### WHAT YOU SHOULD DO
Can you set down, exactly as they appear below, the lines from the opening of the material through the one bearing "aashHi = [3545, 4305];", minus the pictures?

### DATA PROVIDED
________________________

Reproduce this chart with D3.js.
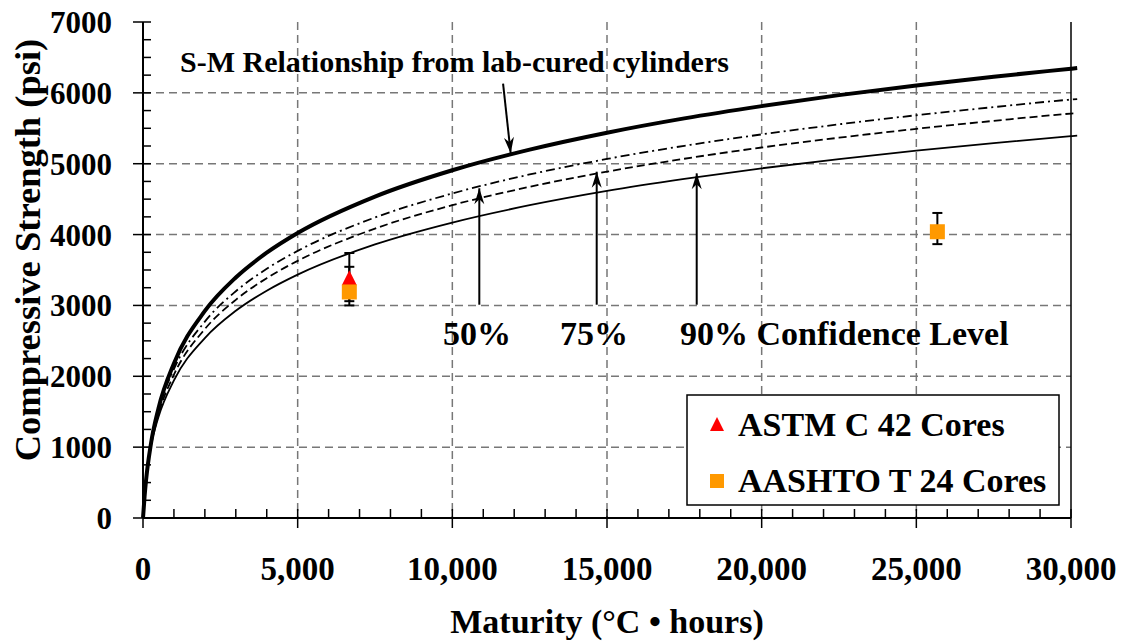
<!DOCTYPE html>
<html><head><meta charset="utf-8">
<script src="https://cdn.jsdelivr.net/npm/d3@7"></script>
<style>
html,body{margin:0;padding:0;background:#fff;}
</style></head>
<body><svg id="c" width="1131" height="641" font-family="'Liberation Serif', 'Times New Roman', Times, serif" font-weight="bold"></svg>
<script>
// ---- data ----
const maturity = [0, 25, 50, 100, 250, 500, 1000, 2000, 3000, 4000, 5000, 7500, 10000, 12500, 15000, 17500, 20000, 22500, 25000, 27500, 30000, 30200];
const smLab   = [0, 148, 297, 538, 1031, 1547, 2181, 2922, 3394, 3744, 4022, 4536, 4908, 5199, 5438, 5640, 5813, 5968, 6105, 6228, 6341, 6350];
const conf50  = [0, 146, 293, 530, 1020, 1521, 2101, 2772, 3200, 3517, 3770, 4241, 4580, 4848, 5067, 5253, 5414, 5556, 5684, 5799, 5905, 5912];
const conf75  = [0, 144, 290, 525, 1010, 1466, 2022, 2667, 3079, 3385, 3629, 4084, 4415, 4674, 4888, 5070, 5229, 5367, 5492, 5605, 5708, 5715];
const conf90  = [0, 142, 287, 520,  997, 1424, 1941, 2539, 2924, 3208, 3435, 3861, 4170, 4414, 4616, 4785, 4935, 5066, 5184, 5292, 5388, 5395];

const astmM  = [6670];  const astmS  = [3370];       const astmLo  = [3000];       const astmHi  = [3740];
const aashM  = [6670, 25680]; const aashS = [3190, 4040]; const aashLo = [3060, 3865]; const aashHi = [3545, 4305];

const xTicks = [0, 5000, 10000, 15000, 20000, 25000, 30000];
const xTickLabels = ["0", "5,000", "10,000", "15,000", "20,000", "25,000", "30,000"];
const yTicks = [0, 1000, 2000, 3000, 4000, 5000, 6000, 7000];
const yTickLabels = ["0", "1000", "2000", "3000", "4000", "5000", "6000", "7000"];

const annoTitle = "S-M Relationship from lab-cured cylinders";
const confLabels = ["50%", "75%", "90% Confidence Level"];
const confArrowM = [10872, 14667, 17900];
const confArrowTip = [4653, 4887, 4864];
const smArrow = {m0: 11640, s0: 6130, m1: 11887, s1: 5147};

// ---- layout ----
const svg = d3.select("#c");
const L = 143, R = 1071, T = 22, B = 518;
const x = d3.scaleLinear().domain([0, 30000]).range([L, R]);
const y = d3.scaleLinear().domain([0, 7000]).range([B, T]);

// grid
const grid = svg.append("g").attr("stroke", "#777").attr("stroke-width", 1.5).attr("stroke-dasharray", "8,5");
yTicks.filter(v => v > 0 && v < 7000).forEach(v => grid.append("line").attr("x1", L).attr("x2", R).attr("y1", y(v)).attr("y2", y(v)));
xTicks.filter(v => v > 0 && v < 30000).forEach(v => grid.append("line").attr("x1", x(v)).attr("x2", x(v)).attr("y1", T).attr("y2", B));
// right border
svg.append("line").attr("x1", x(30000)).attr("x2", x(30000)).attr("y1", T).attr("y2", B).attr("stroke", "#000").attr("stroke-width", 1.5);

// curves
const line = d3.line().x(d => x(d[0])).y(d => y(d[1])).curve(d3.curveMonotoneX);
const mk = arr => maturity.map((m, i) => [m, arr[i]]);
svg.append("path").attr("d", line(mk(conf90))).attr("fill", "none").attr("stroke", "#000").attr("stroke-width", 1.8);
svg.append("path").attr("d", line(mk(conf75))).attr("fill", "none").attr("stroke", "#000").attr("stroke-width", 1.8).attr("stroke-dasharray", "8,4");
svg.append("path").attr("d", line(mk(conf50))).attr("fill", "none").attr("stroke", "#000").attr("stroke-width", 1.8).attr("stroke-dasharray", "9,4,2,4");
svg.append("path").attr("d", line(mk(smLab))).attr("fill", "none").attr("stroke", "#000").attr("stroke-width", 4);

// error bars
function errBars(M, Lo, Hi) {
  M.forEach((m, i) => {
    const g = svg.append("g").attr("stroke", "#000").attr("stroke-width", 2);
    g.append("line").attr("x1", x(m)).attr("x2", x(m)).attr("y1", y(Lo[i])).attr("y2", y(Hi[i]));
    [Lo[i], Hi[i]].forEach(v => g.append("line").attr("x1", x(m) - 5).attr("x2", x(m) + 5).attr("y1", y(v)).attr("y2", y(v)));
  });
}
errBars(astmM, astmLo, astmHi);
errBars(aashM, aashLo, aashHi);

// markers
const tri = (cx, cy) => `M${cx},${cy - 9}L${cx + 7.5},${cy + 6}L${cx - 7.5},${cy + 6}Z`;
astmM.forEach((m, i) => svg.append("path").attr("d", tri(x(m), y(astmS[i]))).attr("fill", "#ff0000"));
aashM.forEach((m, i) => svg.append("rect").attr("x", x(m) - 7.5).attr("y", y(aashS[i]) - 7.5).attr("width", 15).attr("height", 15).attr("fill", "#ff9900"));

// axes
const FS = 34;
const xAxis = svg.append("g").attr("transform", `translate(0,${B})`);
xAxis.append("line").attr("x1", L).attr("x2", R).attr("stroke", "#000").attr("stroke-width", 2);
d3.range(0, 30001, 1000).forEach(v => {
  const major = v % 5000 === 0;
  xAxis.append("line").attr("x1", x(v)).attr("x2", x(v)).attr("y1", major ? 10 : 0).attr("y2", -9).attr("stroke", "#000").attr("stroke-width", 1.5);
});
xAxis.selectAll("text.tl").data(xTicks).enter().append("text")
  .attr("x", d => x(d)).attr("y", 62).attr("text-anchor", "middle").attr("font-size", 33)
  .text((d, i) => xTickLabels[i]);

const yAxis = svg.append("g").attr("transform", `translate(${L},0)`);
yAxis.append("line").attr("y1", T).attr("y2", B).attr("stroke", "#000").attr("stroke-width", 2);
d3.range(0, 7001, 250).forEach(v => {
  const major = v % 1000 === 0;
  yAxis.append("line").attr("y1", y(v)).attr("y2", y(v)).attr("x1", major ? -10 : 0).attr("x2", 8).attr("stroke", "#000").attr("stroke-width", 1.5);
});
yAxis.selectAll("text.tl").data(yTicks).enter().append("text")
  .attr("x", -31).attr("y", d => y(d) + 11).attr("text-anchor", "end").attr("font-size", 31)
  .text((d, i) => yTickLabels[i]);

// axis titles
svg.append("text").attr("x", 607).attr("y", 633).attr("text-anchor", "middle").attr("font-size", FS).text("Maturity (°C • hours)");
svg.append("text").attr("transform", "translate(40,250) rotate(-90)").attr("text-anchor", "middle").attr("font-size", 36.5).text("Compressive Strength (psi)");

// annotations
svg.append("text").attr("x", 180).attr("y", 72).attr("font-size", 30).text(annoTitle);
const arrowHead = (tx, ty, dx, dy) => {
  const len = Math.hypot(dx, dy), ux = dx / len, uy = dy / len, px = -uy, py = ux;
  const bx = tx - ux * 16, by = ty - uy * 16, nx = tx - ux * 11, ny = ty - uy * 11;
  return `M${tx},${ty}L${bx + px * 5},${by + py * 5}L${nx},${ny}L${bx - px * 5},${by - py * 5}Z`;
};
function arrow(x0, y0, x1, y1) {
  svg.append("line").attr("x1", x0).attr("y1", y0).attr("x2", x1).attr("y2", y1).attr("stroke", "#000").attr("stroke-width", 2);
  svg.append("path").attr("d", arrowHead(x1, y1, x1 - x0, y1 - y0)).attr("fill", "#000");
}
arrow(x(smArrow.m0), y(smArrow.s0), x(smArrow.m1), y(smArrow.s1));
confArrowM.forEach((m, i) => arrow(x(m), y(3010), x(m), y(confArrowTip[i])));
const labelX = [443, 560, 680];
confLabels.forEach((t, i) => svg.append("text").attr("x", labelX[i]).attr("y", 345).attr("font-size", FS).text(t));

// legend
const lg = svg.append("g");
lg.append("rect").attr("x", 687).attr("y", 395).attr("width", 372).attr("height", 110).attr("fill", "#fff").attr("stroke", "#000").attr("stroke-width", 1.5);
lg.append("path").attr("d", `M717,417L724,431L710,431Z`).attr("fill", "#ff0000");
lg.append("text").attr("x", 738).attr("y", 436).attr("font-size", FS).text("ASTM C 42 Cores");
lg.append("rect").attr("x", 710).attr("y", 474).attr("width", 14).attr("height", 14).attr("fill", "#ff9900");
lg.append("text").attr("x", 738).attr("y", 492).attr("font-size", FS).text("AASHTO T 24 Cores");
</script></body></html>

________________________

### RESPONSE FOR THIS EXERCISE
Reproduce this chart with D3.js.
<!DOCTYPE html>
<html><head><meta charset="utf-8">
<script src="https://cdn.jsdelivr.net/npm/d3@7"></script>
<style>
html,body{margin:0;padding:0;background:#fff;}
</style></head>
<body><svg id="c" width="1131" height="641" font-family="'Liberation Serif', 'Times New Roman', Times, serif" font-weight="bold"></svg>
<script>
// ---- data ----
const maturity = [0, 25, 50, 100, 250, 500, 1000, 2000, 3000, 4000, 5000, 7500, 10000, 12500, 15000, 17500, 20000, 22500, 25000, 27500, 30000, 30200];
const smLab   = [0, 148, 297, 538, 1031, 1547, 2181, 2922, 3394, 3744, 4022, 4536, 4908, 5199, 5438, 5640, 5813, 5968, 6105, 6228, 6341, 6350];
const conf50  = [0, 146, 293, 530, 1020, 1521, 2101, 2772, 3200, 3517, 3770, 4241, 4580, 4848, 5067, 5253, 5414, 5556, 5684, 5799, 5905, 5912];
const conf75  = [0, 144, 290, 525, 1010, 1466, 2022, 2667, 3079, 3385, 3629, 4084, 4415, 4674, 4888, 5070, 5229, 5367, 5492, 5605, 5708, 5715];
const conf90  = [0, 142, 287, 520,  997, 1424, 1941, 2539, 2924, 3208, 3435, 3861, 4170, 4414, 4616, 4785, 4935, 5066, 5184, 5292, 5388, 5395];

const astmM  = [6670];  const astmS  = [3370];       const astmLo  = [3000];       const astmHi  = [3740];
const aashM  = [6670, 25680]; const aashS = [3190, 4040]; const aashLo = [3060, 3865]; const aashHi = [3545, 4305];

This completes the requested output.